Blockchain Citizenship

When Satoshi Nakamoto created bitcoin, the world’s first blockchain-based cryptocurrency, we had nothing more than a pseudonym to go by. But thanks to this anonymous father of blockchain, governments now know how to better organize their citizenry.

In the state of Illinois, USA, the state government is piloting a blockchain platform for digitizing birth certificates. Further efficiency is in Estonia, where they have managed to save 2% of annual GDP after digitizing and securing identities with blockchain via their e-residency program.

The Crossover

With more and more data being transferred to the cloud, a growing number of people are now using their smartphones for online banking. It seems that there is a natural trend to digitize money, not only with cryptocurrencies but increasingly in the traditional system as well.

Even strings of DNA are meeting strings of code, helping to digitize healthcare. Using blockchain, individuals suffering from ill-health can anonymously contribute to the medical research of their problems while getting paid for their data.

But we need to be careful. Your personal resources are clearly valuable and it’s not just governments, corporations, and hackers that recognize this, but perhaps mad scientists, too. Dror Sam Brana, CEO and founder of DNA.bits, attempts to protect genetic and medical big data using blockchain. He recently painted an eerie picture when he warned that “the consequences are very difficult to imagine, but in a world [in which] people are building carriers like viruses that will spread to cells in the body and edit them — it’s frightening, but in fact, all the building blocks are already there: genome sequencing, breaches of data, gene editing.”

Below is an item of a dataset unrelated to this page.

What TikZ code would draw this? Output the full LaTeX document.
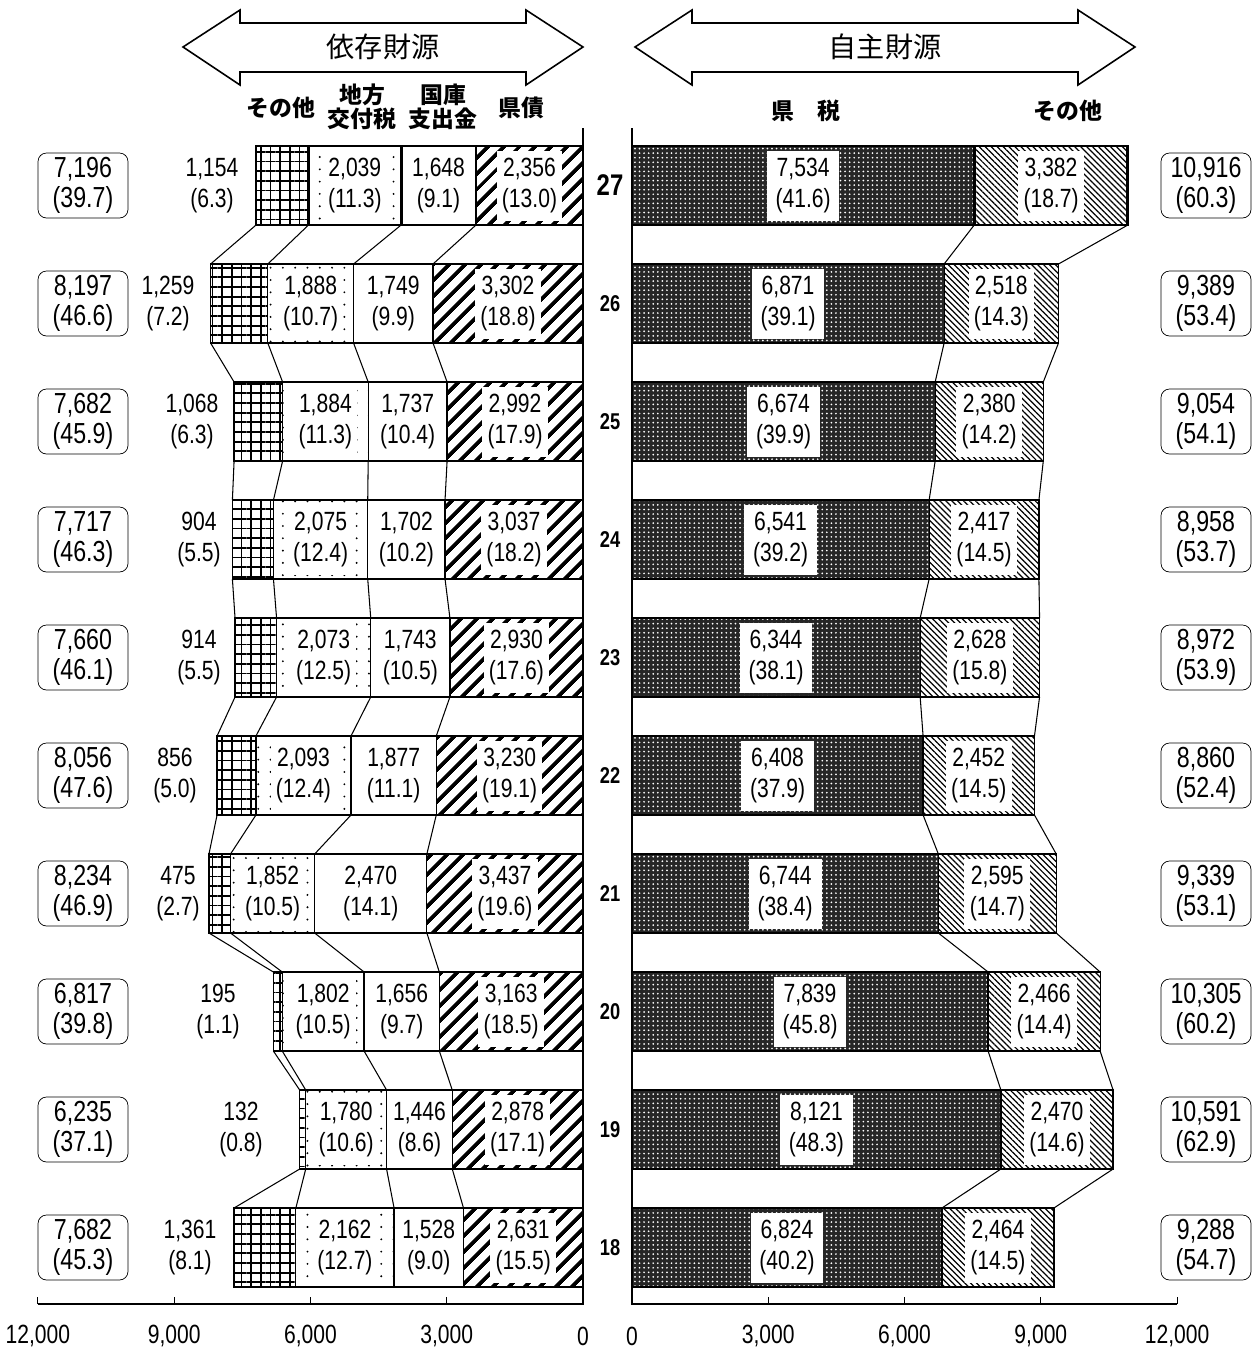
\documentclass[tikz,border=0pt]{standalone}
\usepackage{fontspec}
\setmainfont{Liberation Sans}[FakeStretch=0.8]
\newfontfamily\jp{Noto Sans CJK JP}
\usetikzlibrary{patterns, patterns.meta, positioning}
\newcommand{\sx}{0.04542}
\newcommand{\vnum}[1]{\pgfmathprintnumber[assume math mode=true,1000 sep={,}]{#1}}
\newcommand{\vpct}[1]{(\pgfmathprintnumber[assume math mode=true,fixed,fixed zerofill,precision=1]{#1})}
\begin{document}
\begin{tikzpicture}[x=0.02cm, y=-0.02cm,
	bar/.style={draw, line width=0.7pt},
	link/.style={line width=0.6pt},
	val/.style={fill=white, align=center, inner xsep=3pt, inner ysep=0pt, minimum height=1.4cm, font=\fontsize{15}{17.5}\selectfont},
	lab/.style={align=center, font=\fontsize{15}{17.5}\selectfont},
	tot/.style={draw, rounded corners=0.17cm, align=center, minimum width=1.8cm, minimum height=1.3cm, inner sep=1pt, font=\fontsize{16.5}{17}\selectfont},
	hdr/.style={align=center, font=\jp\bfseries\fontsize{13}{12}\selectfont},
	yr/.style={font=\fontsize{13}{13}\selectfont\bfseries},
	pSo/.style={pattern={Hatch[angle=0,distance=5.5pt,line width=1pt]}},
	pKf/.style={pattern={Dots[distance=7pt,radius=0.6pt]}},
	pKs/.style={pattern={Lines[angle=45,distance=6.4pt,line width=2.2pt]}},
	pKz/.style={preaction={fill=black!85}, pattern={Dots[distance=2.6pt,radius=0.55pt]}, pattern color=white},
	pRo/.style={pattern={Lines[angle=-45,distance=2.4pt,line width=0.7pt]}}]
	\useasboundingbox (0,0) rectangle (1255,1350);
	% 見出しの矢印
	\foreach \xl/\xr/\txt/\nm in {183/583/依存財源/dep, 635/1135/自主財源/own} {
		\draw[line width=0.9pt] (\xl,47) -- ++(57,-37) -- ++(0,13) -- (\xr-57,23) -- ++(0,-13) -- (\xr,47)
			-- ++(-57,38) -- ++(0,-13) -- (\xl+57,72) -- ++(0,13) -- cycle;
		\node[font=\jp\fontsize{16}{16}\selectfont] (\nm) at ({(\xl+\xr)/2},47) {\txt};
	}
	% 項目名
	\node[hdr] (hso) at (281,108) {その他};
	\node[hdr] (hkf) at (362,107) {地方\\交付税};
	\node[hdr] (hkk) at (443,107) {国庫\\支出金};
	\node[hdr] (hks) at (521,108) {県債};
	\node[hdr] (hkz) at (806,111) {県　税};
	\node[hdr] (hro) at (1068,111) {その他};
	% 各年度の棒
	\foreach \i/\yr/\lt/\ltp/\so/\sop/\kf/\kfp/\kk/\kkp/\ks/\ksp/\kz/\kzp/\ro/\rop/\rt/\rtp/\lx in {
		0/27/7196/39.7/1154/6.3/2039/11.3/1648/9.1/2356/13.0/7534/41.6/3382/18.7/10916/60.3/212,
		1/26/8197/46.6/1259/7.2/1888/10.7/1749/9.9/3302/18.8/6871/39.1/2518/14.3/9389/53.4/168,
		2/25/7682/45.9/1068/6.3/1884/11.3/1737/10.4/2992/17.9/6674/39.9/2380/14.2/9054/54.1/192,
		3/24/7717/46.3/904/5.5/2075/12.4/1702/10.2/3037/18.2/6541/39.2/2417/14.5/8958/53.7/199,
		4/23/7660/46.1/914/5.5/2073/12.5/1743/10.5/2930/17.6/6344/38.1/2628/15.8/8972/53.9/199,
		5/22/8056/47.6/856/5.0/2093/12.4/1877/11.1/3230/19.1/6408/37.9/2452/14.5/8860/52.4/175,
		6/21/8234/46.9/475/2.7/1852/10.5/2470/14.1/3437/19.6/6744/38.4/2595/14.7/9339/53.1/178,
		7/20/6817/39.8/195/1.1/1802/10.5/1656/9.7/3163/18.5/7839/45.8/2466/14.4/10305/60.2/218,
		8/19/6235/37.1/132/0.8/1780/10.6/1446/8.6/2878/17.1/8121/48.3/2470/14.6/10591/62.9/241,
		9/18/7682/45.3/1361/8.1/2162/12.7/1528/9.0/2631/15.5/6824/40.2/2464/14.5/9288/54.7/190} {
		\pgfmathsetmacro\yt{146+118*\i}
		\pgfmathsetmacro\yb{\yt+79}
		\pgfmathsetmacro\ym{\yt+39.5}
		\pgfmathsetmacro\xc{583-\sx*\ks}
		\pgfmathsetmacro\xb{\xc-\sx*\kk}
		\pgfmathsetmacro\xa{\xb-\sx*\kf}
		\pgfmathsetmacro\xo{\xa-\sx*\so}
		\pgfmathsetmacro\ra{632+\sx*\kz}
		\pgfmathsetmacro\rb{\ra+\sx*\ro}
		\pgfmathsetmacro\lw{\i==0 ? 1.6 : 0.7}
		% 依存財源
		\draw[bar, pSo, line width=\lw pt] (\xo,\yt) rectangle (\xa,\yb);
		\draw[bar, pKf, line width=\lw pt] (\xa,\yt) rectangle (\xb,\yb);
		\draw[bar, line width=\lw pt] (\xb,\yt) rectangle (\xc,\yb);
		\draw[bar, pKs, line width=\lw pt] (\xc,\yt) rectangle (583,\yb);
		% 自主財源
		\draw[bar, pKz, line width=\lw pt] (632,\yt) rectangle (\ra,\yb);
		\draw[bar, pRo, line width=\lw pt] (\ra,\yt) rectangle (\rb,\yb);
		% 境目の点
		\coordinate (lt\i-0) at (\xo,\yt); \coordinate (lb\i-0) at (\xo,\yb);
		\coordinate (lt\i-1) at (\xa,\yt); \coordinate (lb\i-1) at (\xa,\yb);
		\coordinate (lt\i-2) at (\xb,\yt); \coordinate (lb\i-2) at (\xb,\yb);
		\coordinate (lt\i-3) at (\xc,\yt); \coordinate (lb\i-3) at (\xc,\yb);
		\coordinate (rt\i-1) at (\ra,\yt); \coordinate (rb\i-1) at (\ra,\yb);
		\coordinate (rt\i-2) at (\rb,\yt); \coordinate (rb\i-2) at (\rb,\yb);
		% 数値
		\node[lab] (so\i) at (\lx,\ym) {\vnum{\so}\\\vpct{\sop}};
		\node[val] (kf\i) at ({(\xa+\xb)/2},\ym) {\vnum{\kf}\\\vpct{\kfp}};
		\node[val] (kk\i) at ({(\xb+\xc)/2},\ym) {\vnum{\kk}\\\vpct{\kkp}};
		\node[val] (ks\i) at ({(\xc+583)/2},\ym) {\vnum{\ks}\\\vpct{\ksp}};
		\node[val, inner xsep=5pt] (kz\i) at ({(632+\ra)/2},\ym) {\vnum{\kz}\\\vpct{\kzp}};
		\node[val] (ro\i) at ({(\ra+\rb)/2},\ym) {\vnum{\ro}\\\vpct{\rop}};
		\node[tot] (ltot\i) at (83,\ym) {\vnum{\lt}\\\vpct{\ltp}};
		\node[tot] (rtot\i) at (1206,\ym) {\vnum{\rt}\\\vpct{\rtp}};
		\node[yr] (yr\i) at (610,\ym) {\ifnum\i=0\fontsize{17}{17}\selectfont\fi\yr};
	}
	% 年度間の連結線
	\foreach \i in {0,...,8} {
		\pgfmathtruncatemacro\j{\i+1}
		\foreach \k in {0,1,2,3} \draw[link] (lb\i-\k) -- (lt\j-\k);
		\foreach \k in {1,2} \draw[link] (rb\i-\k) -- (rt\j-\k);
	}
	% 軸
	\draw[link] (38,1304) -- (583,1304) -- (583,128);
	\draw[link] (1177,1304) -- (632,1304) -- (632,128);
	\foreach \v in {3000,6000,9000,12000} {
		\draw[link] ({583-\sx*\v},1304) -- ++(0,-7);
		\draw[link] ({632+\sx*\v},1304) -- ++(0,-7);
	}
	\foreach \v in {0,3000,6000,9000,12000} {
		\node[lab] (al\v) at ({583-\sx*\v},1336) {\vnum{\v}};
		\node[lab] (ar\v) at ({632+\sx*\v},1336) {\vnum{\v}};
	}
\end{tikzpicture}
\end{document}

Luckily, countries across the globe are recognizing this new, rising infrastructure, and are eager to protect it with laws such as the EU’s Fifth AML Directive (5AMLD) that even covers cryptocurrencies.

Avoiding Being A Guinea Pig

We can do more than just hide behind government regulations to protect us from becoming lab rats, or at the very least, to protect ourselves against intellectual property theft.

Using fancy mathematics called cryptography, we can now use blockchain to create a network of scarcity, which is an effective way of establishing ownership and identity.

Let’s take the example of an artist. Their ‘public key’ on blockchain can be their brand. Not long ago, it wasn’t difficult for some ill-willer to copy and redistribute the artist’s work for their own personal profit.

But with blockchain, the artist has their cryptographic ‘private key’ on the ledger that identifies them as the original creator of the art, even after its distribution.

In larger collaborative projects, blockchain can be a pretty great method for ensuring accurate disbursement to all sources of content creation. Decentralised ecosystems like genEOS are a fine way to build such fair systems.

Takeaways

As you can see, we are at a pretty unique moment in history with a lot of potential for both good and evil. The hope is that governments, corporations, and individuals will make the right decisions so that we can successfully protect individual and collective identity within our complex system that is the world itself. In the meantime, blockchain offers some great tools for building the blocks of that potentially very bright future.